El mes de junio, en El Salvador, debería ser un mes importante para quienes valoran no sólo el cultivo del conocimiento, sino el cultivo de hábitos para una convivencia civilizada. Actores decisivos en estos dos ámbitos vitales son los maestros y las maestras. Sin importar la precariedad de las condiciones en las que les toque hacer realidad este doble propósito, siempre están ahí, dando la batalla ante la adversidad.

No se trata de caer en romanticismos ingenuos, sino de rendir el debido homenaje a esos héroes y heroínas que dedican su vida a enseñar a otros en barrios, colonias, pueblos, cantones y caseríos a lo largo y ancho de la República. Tengo una doble convicción: la primera, que el sistema educativo nacional no  ha caído en una bancarrota total –pese a los desmanes y desaciertos institucionales— debido al trabajo cotidiano de sus profesores y profesoras; y segunda, que de la poca civilidad y decencia que aún existen en El Salvador una cuota significativa corresponde a sus docentes.

Sé que hay quienes no han dudado ni dudan en vilipendiarlos, culpándolos de todos los males habidos y por haber en la educación. También están los que profesan un desprecio irracional hacia la profesión y el ejercicio de la docencia. Quizás los peores son aquellos que, simplemente, minusvaloran el quehacer de los profesores y profesoras; es decir, suponen que o bien se puede prescindir simple y llanamente de su aporte en el proceso educativo o, en el mejor de los casos, se les puede dar un lugar “menor” en la formación de las nuevas (y no tan nuevas) generaciones.

Me temo que el párrafo anterior describe el ambiente que predomina en algunos ámbitos no sólo estatales, sino sociales. Debo decir que es esperanzador que tal clima no sea –hasta donde yo lo creo— generalizado, pues hay espacios en los cuales se respeta y reconoce el papel cultural y social de los maestros y maestras. En mi caso personal –que llevo ya a mis espaldas más de 30 años en el ejercicio de la docencia universitaria— es grato recibir, aun en estos tiempos aciagos, muestras de agradecimiento y respeto por parte de autoridades de distintas universidades y por parte de mis estudiantes.

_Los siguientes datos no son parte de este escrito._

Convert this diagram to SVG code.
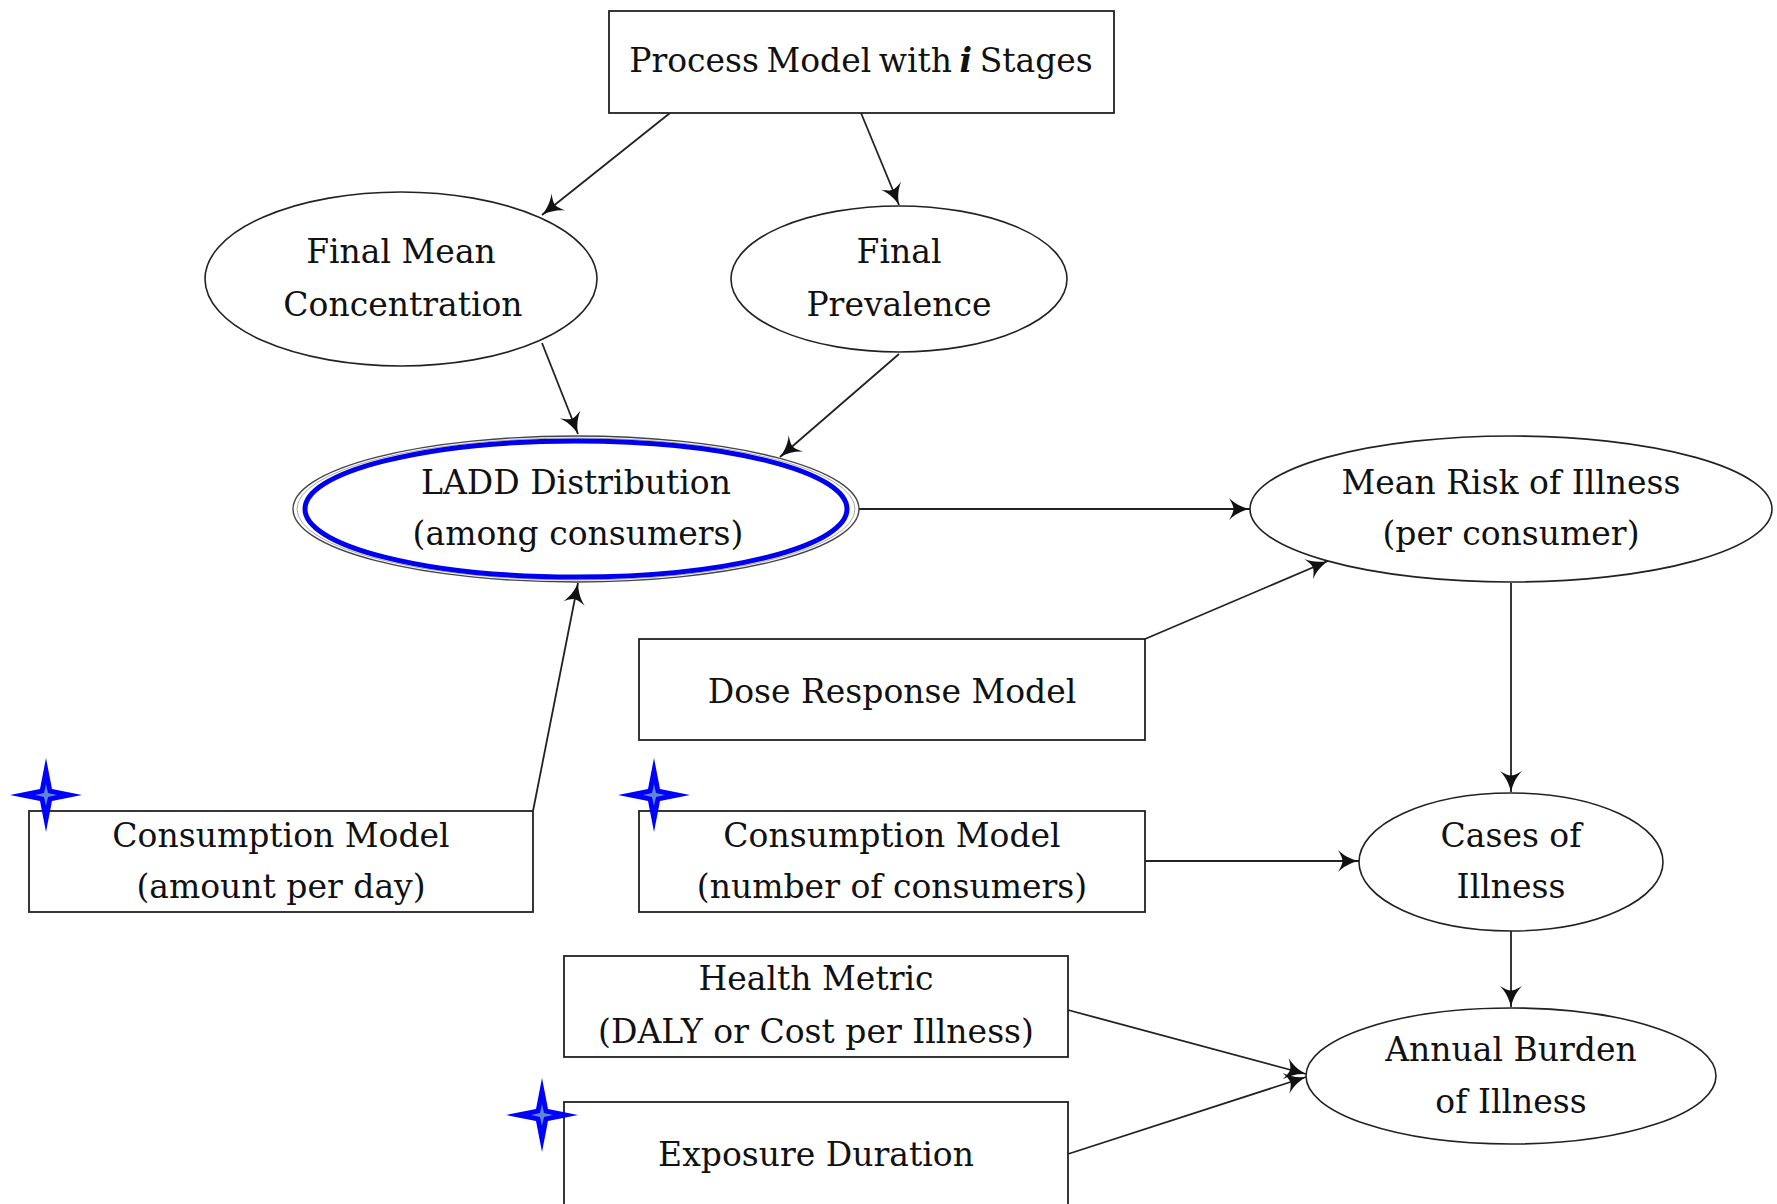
<svg xmlns="http://www.w3.org/2000/svg" width="1777" height="1204" viewBox="0 0 1777 1204">
<style>
  .box{fill:#fff;stroke:#222;stroke-width:1.8}
  .ell{fill:#fff;stroke:#222;stroke-width:1.6}
  .t{font-family:"DejaVu Serif","Liberation Serif",serif;font-size:33px;fill:#111;text-anchor:middle}
  .c{fill:none;stroke:#222;stroke-width:1.8}
  .star{fill:#0000ff}
  .dot{fill:#5a8ad0}
</style>
<defs>
  <marker id="ah" markerUnits="userSpaceOnUse" markerWidth="26" markerHeight="26" refX="23" refY="11" orient="auto">
    <path d="M23,11 C14,9 7,5 2,0 C5,5 6.5,8.5 6.5,11 C6.5,13.5 5,17 2,22 C7,17 14,13 23,11 Z" fill="#111"/>
  </marker>
  <g id="star">
    <path class="star" d="M0,-37 L6,-6 L36,0 L6,6 L0,37 L-6,6 L-36,0 L-6,-6 Z"/>
    <path class="dot" d="M0,-11 L2,-2 L11,0 L2,2 L0,11 L-2,2 L-11,0 L-2,-2 Z"/>
  </g>
</defs>

<g id="connectors">
  <line class="c" x1="670" y1="113" x2="542" y2="215" marker-end="url(#ah)"/>
  <line class="c" x1="861" y1="113" x2="899" y2="205" marker-end="url(#ah)"/>
  <line class="c" x1="542" y1="343" x2="578" y2="434" marker-end="url(#ah)"/>
  <line class="c" x1="899" y1="354" x2="780" y2="457" marker-end="url(#ah)"/>
  <line class="c" x1="859" y1="509" x2="1250" y2="509" marker-end="url(#ah)"/>
  <line class="c" x1="1145" y1="639" x2="1328" y2="561" marker-end="url(#ah)"/>
  <line class="c" x1="533" y1="811" x2="578" y2="583" marker-end="url(#ah)"/>
  <line class="c" x1="1511" y1="583" x2="1511" y2="792" marker-end="url(#ah)"/>
  <line class="c" x1="1145" y1="861" x2="1359" y2="861" marker-end="url(#ah)"/>
  <line class="c" x1="1511" y1="931" x2="1511" y2="1007" marker-end="url(#ah)"/>
  <line class="c" x1="1068" y1="1010" x2="1306" y2="1074" marker-end="url(#ah)"/>
  <line class="c" x1="1068" y1="1154" x2="1306" y2="1077" marker-end="url(#ah)"/>
</g>

<g id="process-model">
  <rect class="box" x="609" y="11" width="505" height="102"/>
  <text class="t" x="861" y="72" word-spacing="-3">Process Model with <tspan font-weight="bold" font-style="italic">i</tspan> Stages</text>
</g>

<g id="final-mean-concentration">
  <ellipse class="ell" cx="401" cy="279" rx="196" ry="87"/>
  <text class="t" x="401" y="263">Final Mean</text>
  <text class="t" x="403" y="316">Concentration</text>
</g>

<g id="final-prevalence">
  <ellipse class="ell" cx="899" cy="279" rx="168" ry="73"/>
  <text class="t" x="899" y="263">Final</text>
  <text class="t" x="899" y="316">Prevalence</text>
</g>

<g id="ladd-distribution">
  <ellipse cx="576" cy="509" rx="283" ry="73" fill="#fff" stroke="#444" stroke-width="1.4"/>
  <ellipse cx="576" cy="509" rx="279" ry="71" fill="none" stroke="#aaa" stroke-width="1"/>
  <ellipse cx="576" cy="509" rx="271" ry="68" fill="none" stroke="#0000ee" stroke-width="5"/>
  <text class="t" x="576" y="494">LADD Distribution</text>
  <text class="t" x="578" y="545">(among consumers)</text>
</g>

<g id="mean-risk">
  <ellipse class="ell" cx="1511" cy="509" rx="261" ry="73"/>
  <text class="t" x="1511" y="494">Mean Risk of Illness</text>
  <text class="t" x="1511" y="545">(per consumer)</text>
</g>

<g id="dose-response">
  <rect class="box" x="639" y="639" width="506" height="101"/>
  <text class="t" x="892" y="703">Dose Response Model</text>
</g>

<g id="consumption-amount">
  <rect class="box" x="29" y="811" width="504" height="101"/>
  <text class="t" x="281" y="847">Consumption Model</text>
  <text class="t" x="281" y="898">(amount per day)</text>
  <use href="#star" x="46" y="795"/>
</g>

<g id="consumption-number">
  <rect class="box" x="639" y="811" width="506" height="101"/>
  <text class="t" x="892" y="847">Consumption Model</text>
  <text class="t" x="892" y="898">(number of consumers)</text>
  <use href="#star" x="654" y="795"/>
</g>

<g id="cases-of-illness">
  <ellipse class="ell" cx="1511" cy="862" rx="152" ry="69"/>
  <text class="t" x="1511" y="847">Cases of</text>
  <text class="t" x="1511" y="898">Illness</text>
</g>

<g id="health-metric">
  <rect class="box" x="564" y="956" width="504" height="101"/>
  <text class="t" x="816" y="990">Health Metric</text>
  <text class="t" x="816" y="1043">(DALY or Cost per Illness)</text>
</g>

<g id="exposure-duration">
  <rect class="box" x="564" y="1102" width="504" height="120"/>
  <text class="t" x="816" y="1166">Exposure Duration</text>
  <use href="#star" x="542" y="1115"/>
</g>

<g id="annual-burden">
  <ellipse class="ell" cx="1511" cy="1076" rx="205" ry="68"/>
  <text class="t" x="1511" y="1061">Annual Burden</text>
  <text class="t" x="1511" y="1113">of Illness</text>
</g>
</svg>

Ellos y ellas lo saben bien: nada me dignifica más que el que me llamen “profesor”. Y es que soy un defensor acérrimo de esta denominación, por encima de otras que se han puesto de moda, pero que, sin dejar de tener importancia, no expresan lo que significa ser un profesor, o sea, ser un problematizador que aguijonea la conciencia (los saberes y pseudo saberes) de sus alumnos y alumnas.

Para problematizar a los demás hay que problematizarse uno mismo. Y nada mejor para ello que el dominio crítico y sistemático de conocimientos y metodologías científicas, lo mismo que el dominio crítico de conocimientos filosóficos y literarios. Desde mi punto de vista, esto es lo propio y específico que los docentes (profesores y profesoras) aportan a la sociedad. Luego están los cómo compartir esos conocimientos, hábitos y habilidades (y los valores intrínsecos a ellos) a los demás.

Esos cómo van desde la pizarra, el  borrador, el yeso y el plumón hasta las plataformas tecnológicas. Lo que da sentido educativo a todos estos recursos, y otros, son las capacidades cognoscitivas y comunicativas de los maestros y maestras. Y es que siempre que se cultive el conocimiento, la moralidad y la decencia habrá educación. Esto es, justamente, lo que hacen los maestros y maestras de nuestro país y del mundo.